Joseph-Hector Fiocco, arr Cooper & Bolton

Born in Brussels, his father an Italian composer, Joseph-Hector Fiocco (1703-41) was principally a church musician, including choirmaster at Antwerp Cathedral, but is best known to violin students for this Allegro. ‘Vitality in tone and rhythm.
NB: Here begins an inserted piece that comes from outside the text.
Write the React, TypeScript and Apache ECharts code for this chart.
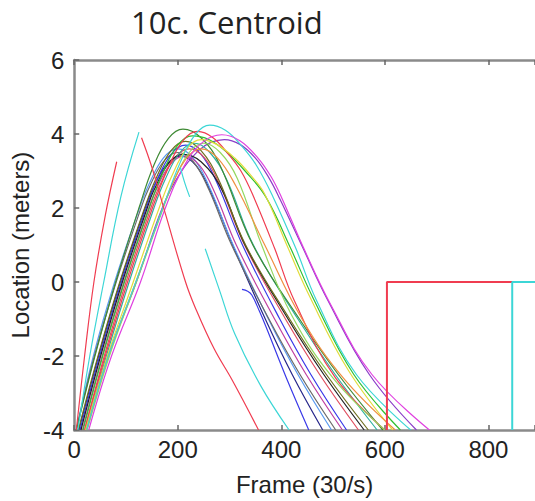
import React, { useEffect, useRef } from "react";
import * as echarts from "echarts";

const xTicks = [0, 200, 400, 600, 800];
const yTicks = [-4, -2, 0, 2, 4, 6];

const curveColors = [
  "#25258a", "#5a9af0", "#6a6a6a", "#c040a0", "#3a3ae8", "#8a3cc8",
  "#e05060", "#222222", "#6e6e1e", "#2fb0a0", "#3f8a35", "#30c030",
  "#f03c50", "#e2dc3c", "#94d860", "#f09040", "#3cd6d6", "#e040e0",
];

const curves: number[][][] = [
  [[9,-4],[47,-2],[89,0],[137,2],[148,2.4],[177,3.15],[205,3.4],[235,3.15],[265,2.4],[306,1],[369,-1],[421,-2.5],[480,-4]],
  [[4,-4],[37,-2],[78,0],[126,2],[143,2.6],[172,3.35],[200,3.6],[230,3.35],[260,2.6],[307,1],[375,-1],[432,-2.5],[497,-4]],
  [[4,-4],[39,-2],[81,0],[129,2],[143,2.5],[172,3.25],[200,3.5],[230,3.25],[260,2.5],[304,1],[376,-1],[436,-2.5],[505,-4]],
  [[16,-4],[54,-2],[96,0],[144,2],[155,2.4],[184,3.15],[212,3.4],[242,3.15],[272,2.4],[313,1],[387,-1],[448,-2.5],[518,-4]],
  [[11,-4],[49,-2],[91,0],[139,2],[158,2.7],[187,3.45],[215,3.7],[245,3.45],[275,2.7],[325,1],[397,-1],[457,-2.5],[526,-4]],
  [[24,-4],[66,-2],[120,0],[170,2],[205,2.95],[240,3.55],[265,3.78],[290,3.85],[320,3.72],[350,3.35],[375,2.84],[397,2.25],[442,0.91],[490,-0.5],[570,-2.5],[661,-4]],
  [[20,-4],[58,-2],[100,0],[148,2],[165,2.6],[194,3.35],[222,3.6],[252,3.35],[282,2.6],[329,1],[408,-1],[474,-2.5],[549,-4]],
  [[13,-4],[51,-2],[93,0],[141,2],[153,2.45],[182,3.2],[210,3.45],[245,3.25],[285,2.5],[330,1],[413,-1],[482,-2.5],[560,-4]],
  [[8,-4],[46,-2],[88,0],[136,2],[158,2.8],[187,3.55],[215,3.8],[245,3.55],[278,2.8],[331,1],[416,-1],[487,-2.5],[568,-4]],
  [[22,-4],[62,-2],[106,0],[154,2],[175,2.75],[204,3.5],[232,3.75],[262,3.5],[295,2.75],[346,1],[432,-1],[504,-2.5],[585,-4]],
  [[4,-4],[40,-2],[80,0],[125,2],[153,3.13],[182,3.88],[210,4.13],[245,3.9],[280,3.2],[345,1],[435,-1],[510,-2.5],[596,-4]],
  [[17,-4],[55,-2],[97,0],[145,2],[171,2.95],[200,3.7],[228,3.95],[260,3.85],[295,3.5],[330,3.0],[370,2.3],[418,0.91],[462,-0.45],[540,-2.5],[630,-4]],
  [[20,-4],[60,-2],[103,0],[151,2],[181,3.07],[210,3.82],[238,4.07],[268,3.9],[298,3.45],[322,3.0],[345,2.35],[387,0.91],[425,-0.5],[505,-2.6],[600,-4]],
  [[22,-4],[64,-2],[114,0],[164,2],[188,2.85],[217,3.6],[245,3.85],[275,3.72],[310,3.35],[340,2.9],[367,2.4],[412,0.95],[455,-0.4],[530,-2.4],[615,-4]],
  [[25,-4],[68,-2],[120,0],[172,2],[193,2.75],[222,3.5],[250,3.75],[282,3.5],[315,2.8],[362,1],[420,-0.9],[500,-2.6],[600,-4]],
  [[24,-4],[66,-2],[119,0],[171,2],[188,2.6],[217,3.35],[245,3.6],[277,3.35],[312,2.6],[368,1],[440,-1],[520,-2.6],[620,-4]],
  [[24,-4],[66,-2],[119,0],[171,2],[205,3.24],[234,3.99],[262,4.24],[292,4.1],[322,3.7],[352,3.15],[384,2.3],[428,0.91],[468,-0.5],[545,-2.5],[650,-4]],
  [[28,-4],[72,-2],[128,0],[176,2],[215,3.2],[250,3.8],[285,3.98],[320,3.82],[355,3.35],[380,2.85],[400,2.3],[442,0.95],[495,-0.6],[575,-2.5],[686,-4]],
];

const fragmentColors = ["#f03c50", "#3cd6d6", "#f03c50", "#3cd6d6", "#3cd6d6", "#3a3ae8"];
const fragments: number[][][] = [
  [[4,-4],[20,-2],[38,0],[60,1.8],[82,3.25]],
  [[7,-4],[30,-2],[57,0],[90,2.3],[125,4.05]],
  [[130,3.9],[150,3.1],[177,1.8],[215,0],[234,-0.7],[270,-1.8],[305,-2.65],[356,-4]],
  [[205,3.1],[213,2.7],[223,2.3]],
  [[253,0.9],[280,-0.2],[310,-1.4],[360,-2.8],[415,-4]],
  [[324,-0.2],[335,-0.25],[343,-0.35],[358,-0.8],[371,-1.23],[410,-2.6],[453,-4]],
];

const stepColors = ["#f03c50", "#3cd6d6"];
const steps: number[][][] = [
  [[604,-4],[604,0],[846,0]],
  [[846,-4],[846,0],[1000,0]],
];

export default function App() {
  const ref = useRef<HTMLDivElement>(null);
  useEffect(() => {
    if (!ref.current) return;
    const chart = echarts.init(ref.current, null, { renderer: "svg" });
    const axisLine = { onZero: false, lineStyle: { color: "#8a8a8a", width: 2.5 } };
    const axisTick = { inside: true, length: 5, lineStyle: { color: "#666", width: 1.5 } };
    const font = "Liberation Sans";
    const series: any[] = [];
    curves.forEach((d, i) =>
      series.push({
        type: "line", data: d, smooth: 0.4, showSymbol: false, clip: true,
        lineStyle: { color: curveColors[i], width: 1.2 }, silent: true,
      })
    );
    fragments.forEach((d, i) =>
      series.push({
        type: "line", data: d, smooth: 0.4, showSymbol: false, clip: true,
        lineStyle: { color: fragmentColors[i], width: 1.2 }, silent: true,
      })
    );
    steps.forEach((d, i) =>
      series.push({
        type: "line", data: d, smooth: false, showSymbol: false, clip: true,
        lineStyle: { color: stepColors[i], width: 2 }, silent: true,
      })
    );
    chart.setOption({
      animation: false,
      backgroundColor: "#ffffff",
      title: {
        text: "10c. Centroid",
        left: 126,
        top: 1,
        textStyle: { fontFamily: "Open Sans", fontWeight: "normal", fontSize: 31, color: "#222" },
      },
      grid: { left: 69, top: 60, right: 0, bottom: 68 },
      xAxis: [
        {
          type: "value", min: 0, max: 890, interval: 200,
          name: "Frame (30/s)", nameLocation: "middle", nameGap: 42,
          nameTextStyle: { fontFamily: font, fontSize: 24, color: "#222" },
          axisLine, axisTick,
          axisLabel: { margin: 7, fontFamily: font, fontSize: 24, color: "#222", customValues: xTicks },
          splitLine: { show: false },
        },
        {
          type: "value", position: "top", min: 0, max: 890, interval: 200,
          axisLine, axisTick, axisLabel: { show: false }, splitLine: { show: false },
        },
      ],
      yAxis: {
        type: "value", min: -4, max: 6, interval: 2,
        name: "Location (meters)", nameLocation: "middle", nameGap: 38,
        nameTextStyle: { fontFamily: font, fontSize: 24, color: "#222" },
        axisLine, axisTick,
        axisLabel: { margin: 10, fontFamily: font, fontSize: 24, color: "#222", customValues: yTicks },
        splitLine: { show: false },
      },
      series,
    });
    return () => chart.dispose();
  }, []);
  return (
    <div
      ref={ref}
      style={{ position: "fixed", left: 0, top: 0, width: 535, height: 501, background: "#fff" }}
    />
  );
}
Occasional passages not quite under the fingers, but in the main a safe L. H.,’ noted the examiner when 16-year-old Pete passed his Grade 6 exam in 1967. Later, working with Suzuki method teacher Jane Afia-O’Connor, he memorised the piece, which became a favourite of his mother’s when he played it for her in her care home; she tapped along on the lid of a box of Thornton’s chocolates.

 

Cuffey

American trad, arr Cooper, Bolton and Mizraki

Cuffey, an anglicisation of the Ghanaian boy’s name Kofi, meaning ‘born on a Friday’, was a name given to enslaved Africans in North America. The tune, collected by Armin Barnett of Seattle from N.H. ‘Nicky’ Mills, of Boobe’s Mill, Virginia, and recorded by the Highwoods Stringband (‘No. 3 Special’) in 1976, was a hot festival tune in 1978 when Pete first visited West Virginia. He recorded it with Rattle on the Stovepipe (‘Eight More Miles’), but he and Richard give it a more bluegrass treatment.

 

Tico-Tico no Fubá

Zequinha de Abreu, arr Cooper, Bolton and Mizraki

Brazilian composer Zequinha de Abreu (1880-1935) wrote this classic choro tune in 1917, with Aloysio de Oliveira’s Portuguese lyrics, ‘Sparrow in the Cornmeal’, added later. It subsequently became the most famous of all choro tunes, performed by musicians in many different genres and often far from Brazil. The Andrews Sisters had a chart hit in 1944 with their English language version. Pete learned it in 1984 at a hippie commune in southern France from a Dutch sax player called Annemick.